[PROBLEM TO WORK ON]
Nothing after the line with "(0,960bp) rectangle (883bp,967bp);" belongs in the copy; extract the lines below from the top through that line, pictures left out.

[RECORDED DATA]
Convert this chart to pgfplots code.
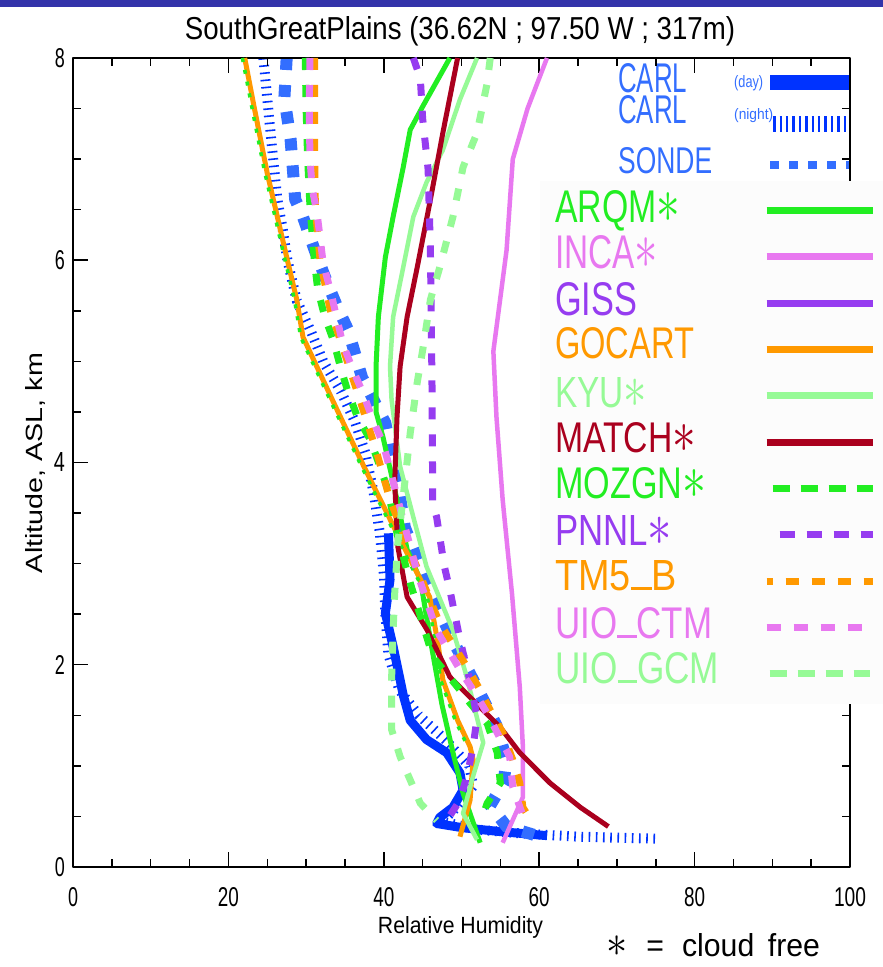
\documentclass[border=0pt]{standalone}
\usepackage{pgfplots}
\pgfplotsset{compat=1.18}
\usepackage{graphicx}
\usepackage{fontspec}
\setmainfont{Liberation Sans}

\definecolor{cblue}{RGB}{0,51,255}
\definecolor{sblue}{RGB}{51,110,255}
\definecolor{cgreen}{RGB}{34,238,34}
\definecolor{clgreen}{RGB}{150,250,150}
\definecolor{cviolet}{RGB}{232,120,240}
\definecolor{cpurple}{RGB}{150,60,240}
\definecolor{corange}{RGB}{255,153,0}
\definecolor{cred}{RGB}{170,0,30}
\definecolor{topbar}{RGB}{51,51,170}
\definecolor{legbg}{RGB}{252,252,252}

% text squeezed to a given width and height (bp)
\newcommand{\hx}[3]{\resizebox{#1bp}{#2bp}{#3}}
\newcommand{\capr}[4]{\smash{\raisebox{#3bp}{\hx{#1}{#2}{#4}}}}
\newcommand{\lrow}[3]{\rule[-#1bp]{0pt}{\dimexpr #1bp*2\relax}\makebox[#2bp][l]{#3}}
\newcommand{\astr}{\scalebox{1.4}{$\ast$}}
\newcommand{\us}{\rule{0.556em}{0.07em}}
\newcommand{\lm}[5]{\lrow{23.15}{170}{\textcolor{#1}{\capr{#2}{#3}{#4}{#5}}}}
\newcommand{\um}[1]{\lrow{20.5}{138}{#1}}

\pgfplotsset{
  base/.style={scale only axis, width=777bp, height=809bp,
    xmin=0, xmax=100, ymin=0, ymax=8,
    at={(73bp,100bp)}, anchor=south west, no markers, line join=round},
  % legend key: a common left reference at -20bp, then the stroke
  limg/.style n args={3}{legend image code/.code={\path (-20bp,0bp);\draw[#1] (#2bp,0bp) -- (#3bp,0bp);}},
  dsh/.style={line width=7bp, dash pattern=on 12bp off 15bp, line join=miter},
}

\begin{document}
\begin{tikzpicture}
\useasboundingbox (0,0) rectangle (883bp,967bp);
\fill[white] (0,0) rectangle (883bp,967bp);
\fill[topbar] (0,960bp) rectangle (883bp,967bp);

% observations: Raman lidar (day, night) and radiosonde
\begin{axis}[base, hide axis,
  legend style={at={(0.7014,0.9951)}, anchor=north west, draw=none, fill=none,
    inner sep=0pt, row sep=0pt, column sep=0pt,
    nodes={inner sep=0pt, text depth=}, cells={anchor=west}},
  legend plot pos=right]
\addplot[cblue, line width=9bp, limg={cblue, line width=15bp}{-12}{68}] coordinates {
 (40.6,3.30) (40.8,2.84) (40.2,2.51) (41.2,2.18) (42.1,1.85) (42.5,1.70) (43.4,1.45)
 (45.5,1.26) (48.1,1.13) (49.8,0.93) (50.2,0.76) (48.9,0.59) (47.2,0.49) (46.8,0.43)
 (50.0,0.39) (55.0,0.35) (61.0,0.31)};
\addlegendentry{\um{\textcolor{sblue}{\capr{69}{29}{-9.5}{CARL}\hspace{47bp}\capr{29}{12}{-4.5}{(day)}}}}
\addplot[cblue, line width=10bp, dash pattern=on 1.6bp off 5.6bp, line join=miter,
  limg={cblue, line width=16bp, dash pattern=on 2.4bp off 4bp}{-9}{68}] coordinates {
 (24.5,8.0) (25.0,7.6) (25.5,7.2) (26.3,6.6) (27.0,6.3) (27.6,6.0) (28.8,5.6) (30.6,5.3)
 (32.2,5.0) (34.5,4.7) (36.3,4.4) (37.6,4.1) (38.7,3.7) (39.5,3.3) (40.0,2.9) (40.2,2.5)
 (40.6,2.1) (42.0,1.75) (44.5,1.5) (48.0,1.25) (51.0,1.0) (51.5,0.8) (49.5,0.6) (47.5,0.45)
 (52.0,0.37) (58.0,0.33) (65.0,0.30) (75.0,0.28)};
\addlegendentry{\um{\textcolor{sblue}{\capr{69}{28}{0.5}{CARL}\hspace{47bp}\capr{39}{11}{4.5}{(night)}}}}
\addplot[sblue, line width=12bp, dash pattern=on 12bp off 15bp, line join=miter,
  limg={sblue, line width=8bp, dash pattern=on 9bp off 10bp}{-12}{68}] coordinates {
 (27.5,8.0) (27.2,7.6) (28.0,7.2) (28.3,6.9) (28.6,6.6) (29.5,6.45) (31.1,6.1) (32.7,5.78)
 (34.0,5.54) (35.4,5.31) (37.2,4.84) (38.8,4.6) (40.2,4.39) (40.8,4.15) (42.0,3.7) (42.7,3.36)
 (45.5,2.8) (48.9,2.24) (51.7,1.82) (54.5,1.4) (55.8,1.06) (55.4,0.83) (53.7,0.61) (55.8,0.40)
 (60.1,0.30)};
\addlegendentry{\um{\textcolor{sblue}{\capr{94}{26}{-8.5}{SONDE}}}}
\end{axis}

% models
\begin{axis}[base,
  xtick={0,20,...,100}, ytick={0,2,...,8},
  minor x tick num=3, minor y tick num=3,
  tick align=inside, major tick length=15bp, minor tick length=8bp,
  tick style={black, line width=1.5bp},
  axis line style={black, line width=2bp},
  xticklabels={\hx{10}{19}{0},\hx{21}{19}{20},\hx{21}{19}{40},\hx{21}{19}{60},\hx{21}{19}{80},\hx{32}{19}{100}},
  yticklabels={\hx{10}{19}{0},\hx{10}{19}{2},\hx{11}{19}{4},\hx{10}{19}{6},\hx{10}{19}{8}},
  xticklabel style={anchor=north, inner sep=0pt, yshift=-20bp},
  yticklabel style={anchor=east, inner sep=0pt, xshift=-8bp},
  legend style={at={(0.6010,0.8488)}, anchor=north west, draw=none, fill=legbg,
    inner xsep=15bp, inner ysep=7bp, row sep=0pt, column sep=26bp,
    nodes={inner sep=0pt, text depth=}, cells={anchor=west}},
  legend plot pos=right]
\addplot[cgreen, line width=5bp, limg={cgreen, line width=7bp}{-8}{98}] coordinates {
 (48.5,8.0) (45.0,7.52) (43.4,7.29) (42.5,6.92) (41.2,6.43) (40.2,6.03) (39.3,5.44) (39.0,4.95)
 (39.0,4.50) (39.9,4.25) (41.7,3.63) (43.0,3.14) (44.7,2.84) (46.1,2.20) (47.5,1.60) (49.0,1.10)
 (50.2,0.73) (52.4,0.24)};
\addlegendentry{\lm{cgreen}{125}{32}{-11.5}{ARQM\astr}}
\addplot[cviolet, line width=4.5bp, limg={cviolet, line width=7bp}{-8}{98}] coordinates {
 (61.0,8.0) (58.5,7.5) (56.6,7.0) (55.8,6.1) (54.1,5.1) (54.5,4.45) (55.3,3.63) (56.5,2.7)
 (57.5,1.78) (57.9,1.19) (57.9,0.69) (55.3,0.24)};
\addlegendentry{\lm{cviolet}{103}{33}{-11.2}{INCA\astr}}
\addlegendimage{limg={cpurple, line width=7bp}{-8}{98}}
\addlegendentry{\lm{cpurple}{82}{33}{-11.9}{GISS}}
\addplot[corange, line width=5bp, limg={corange, line width=7bp}{-8}{98}] coordinates {
 (22.1,8.0) (23.3,7.52) (25.0,6.86) (26.3,6.43) (27.5,6.03) (28.8,5.61) (29.6,5.24) (33.5,4.6)
 (37.5,3.95) (41.7,3.3) (44.0,2.95) (45.9,2.67) (47.0,2.2) (47.6,1.85) (49.5,1.45) (51.1,1.19)
 (51.5,1.06) (51.1,0.66) (49.8,0.30)};
\addlegendentry{\lm{corange}{139}{31}{-8.6}{GOCART}}
\addplot[cgreen, line width=3.5bp, dash pattern=on 4bp off 8bp, forget plot] coordinates {
 (21.8,8.0) (23.0,7.52) (24.7,6.86) (26.0,6.43) (27.2,6.03) (28.5,5.61) (29.3,5.24) (33.2,4.6)
 (37.2,3.95) (41.4,3.3) (43.7,2.95) (45.6,2.67) (46.7,2.2) (47.3,1.85) (49.2,1.45) (50.8,1.19)};
\addplot[clgreen, line width=4.5bp, limg={clgreen, line width=7bp}{-8}{98}] coordinates {
 (52.0,8.0) (49.8,7.59) (47.6,7.09) (45.5,6.77) (43.8,6.43) (42.5,5.93) (41.2,5.44) (40.8,4.95)
 (41.0,4.62) (42.1,3.96) (43.8,3.46) (45.5,2.97) (48.9,2.34) (50.6,1.9) (52.8,1.23) (51.5,0.9)
 (50.2,0.53) (52.0,0.27)};
\addlegendentry{\lm{clgreen}{92}{30}{-11.3}{KYU\astr}}
\addplot[cred, line width=5bp, limg={cred, line width=7bp}{-8}{98}] coordinates {
 (49.5,8.0) (47.6,7.26) (46.0,6.6) (44.3,5.93) (43.0,5.44) (42.1,4.95) (41.7,4.45) (41.4,3.8)
 (41.8,3.17) (43.0,2.67) (45.6,2.34) (48.5,1.88) (51.1,1.68) (55.0,1.38) (57.5,1.13) (61.4,0.83)
 (65.3,0.59) (68.9,0.40)};
\addlegendentry{\lm{cred}{141}{30}{-10}{MATCH\astr}}
\addplot[cgreen, dsh, limg={cgreen, line width=7bp, dash pattern=on 17bp off 11bp}{-2}{98}] coordinates {
 (29.9,8.0) (30.0,7.5) (30.2,7.0) (30.5,6.53) (30.8,6.23) (31.1,5.97) (31.5,5.71) (32.4,5.44)
 (33.5,5.21) (34.4,4.95) (35.3,4.72) (36.6,4.45) (38.3,4.22) (40.4,3.76) (41.7,3.3) (43.4,2.81)
 (46.3,2.08) (49.8,1.75) (51.1,1.62) (53.3,1.42) (54.6,1.13) (55.0,0.83) (53.3,0.63) (52.5,0.45)};
\addlegendentry{\lm{cgreen}{151}{31}{-9.7}{MOZGN\astr}}
\addplot[cpurple, dsh, limg={cpurple, line width=7bp, dash pattern=on 15bp off 12bp}{5}{98}] coordinates {
 (43.8,8.0) (44.7,7.8) (45.0,7.4) (45.7,6.9) (46.0,6.1) (46.2,4.8) (46.3,3.6) (46.8,3.46)
 (47.8,2.97) (48.5,2.74) (49.8,2.25) (51.2,1.8) (52.0,1.48) (51.5,1.19) (50.8,0.93) (49.8,0.66)
 (48.1,0.46)};
\addlegendentry{\lm{cpurple}{117}{30}{-10.4}{PNNL\astr}}
\addplot[corange, dsh, limg={corange, line width=7bp, dash pattern=on 13bp off 13bp, dash phase=7bp}{-8}{98}] coordinates {
 (31.1,8.0) (31.1,7.5) (31.1,7.0) (31.2,6.5) (31.8,6.0) (33.1,5.51) (35.0,5.07) (37.0,4.6)
 (38.9,4.15) (40.8,3.63) (42.5,3.3) (45.6,2.71) (47.2,2.41) (50.7,1.98) (52.4,1.75) (53.7,1.55)
 (55.3,1.33) (56.6,1.06) (57.5,0.83) (57.9,0.59) (59.2,0.43)};
\addlegendentry{\lm{corange}{122}{30}{-9.1}{TM5\us B}}
\addplot[cviolet, dsh, limg={cviolet, line width=7bp, dash pattern=on 14bp off 13bp}{-8}{88}] coordinates {
 (30.5,8.0) (30.4,7.5) (30.5,7.0) (30.8,6.7) (31.4,6.47) (32.2,5.97) (33.1,5.71) (34.7,5.18)
 (36.0,4.92) (37.3,4.69) (38.6,4.42) (39.9,4.19) (40.8,3.93) (42.5,3.43) (43.4,3.17) (44.3,2.91)
 (46.8,2.34) (49.8,1.95) (51.5,1.75) (53.3,1.52) (56.2,1.09) (56.6,0.79) (58.4,0.40)};
\addlegendentry{\lm{cviolet}{157}{31}{-10.8}{UIO\us CTM}}
\addplot[clgreen, dsh, limg={clgreen, line width=7bp, dash pattern=on 17bp off 11bp}{-5}{95}] coordinates {
 (53.7,8.0) (53.3,7.75) (52.0,7.26) (50.2,6.92) (48.9,6.43) (47.2,5.93) (46.0,5.61) (45.0,5.11)
 (44.3,4.79) (43.4,4.29) (42.7,3.8) (41.8,3.2) (41.4,2.7) (41.2,2.34) (41.0,1.85) (41.0,1.36)
 (42.1,1.09) (43.4,0.86) (44.7,0.63) (46.8,0.46)};
\addlegendentry{\lm{clgreen}{164}{31}{-9.5}{UIO\us GCM}}
\end{axis}

% titles and labels
\node[anchor=base, inner sep=0pt] at (460bp,927bp)
  {\hx{550}{23}{SouthGreatPlains (36.62N ; 97.50 W ; 317m)}};
\node[anchor=base, inner sep=0pt] at (460.5bp,33bp) {\hx{165}{17}{Relative Humidity}};
\node[anchor=base, inner sep=0pt, rotate=90] at (42bp,504bp) {\hx{220}{17}{Altitude, ASL, km}};
\node[anchor=base, inner sep=0pt] at (713.5bp,10bp)
  {\hx{213}{23}{\astr\hspace{0.6em}=\hspace{0.6em}cloud\hspace{0.45em}free}};
\end{tikzpicture}
\end{document}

[FULL SOLUTION]
Convert this chart to pgfplots code.
\documentclass[border=0pt]{standalone}
\usepackage{pgfplots}
\pgfplotsset{compat=1.18}
\usepackage{graphicx}
\usepackage{fontspec}
\setmainfont{Liberation Sans}

\definecolor{cblue}{RGB}{0,51,255}
\definecolor{sblue}{RGB}{51,110,255}
\definecolor{cgreen}{RGB}{34,238,34}
\definecolor{clgreen}{RGB}{150,250,150}
\definecolor{cviolet}{RGB}{232,120,240}
\definecolor{cpurple}{RGB}{150,60,240}
\definecolor{corange}{RGB}{255,153,0}
\definecolor{cred}{RGB}{170,0,30}
\definecolor{topbar}{RGB}{51,51,170}
\definecolor{legbg}{RGB}{252,252,252}

% text squeezed to a given width and height (bp)
\newcommand{\hx}[3]{\resizebox{#1bp}{#2bp}{#3}}
\newcommand{\capr}[4]{\smash{\raisebox{#3bp}{\hx{#1}{#2}{#4}}}}
\newcommand{\lrow}[3]{\rule[-#1bp]{0pt}{\dimexpr #1bp*2\relax}\makebox[#2bp][l]{#3}}
\newcommand{\astr}{\scalebox{1.4}{$\ast$}}
\newcommand{\us}{\rule{0.556em}{0.07em}}
\newcommand{\lm}[5]{\lrow{23.15}{170}{\textcolor{#1}{\capr{#2}{#3}{#4}{#5}}}}
\newcommand{\um}[1]{\lrow{20.5}{138}{#1}}

\pgfplotsset{
  base/.style={scale only axis, width=777bp, height=809bp,
    xmin=0, xmax=100, ymin=0, ymax=8,
    at={(73bp,100bp)}, anchor=south west, no markers, line join=round},
  % legend key: a common left reference at -20bp, then the stroke
  limg/.style n args={3}{legend image code/.code={\path (-20bp,0bp);\draw[#1] (#2bp,0bp) -- (#3bp,0bp);}},
  dsh/.style={line width=7bp, dash pattern=on 12bp off 15bp, line join=miter},
}

\begin{document}
\begin{tikzpicture}
\useasboundingbox (0,0) rectangle (883bp,967bp);
\fill[white] (0,0) rectangle (883bp,967bp);
\fill[topbar] (0,960bp) rectangle (883bp,967bp);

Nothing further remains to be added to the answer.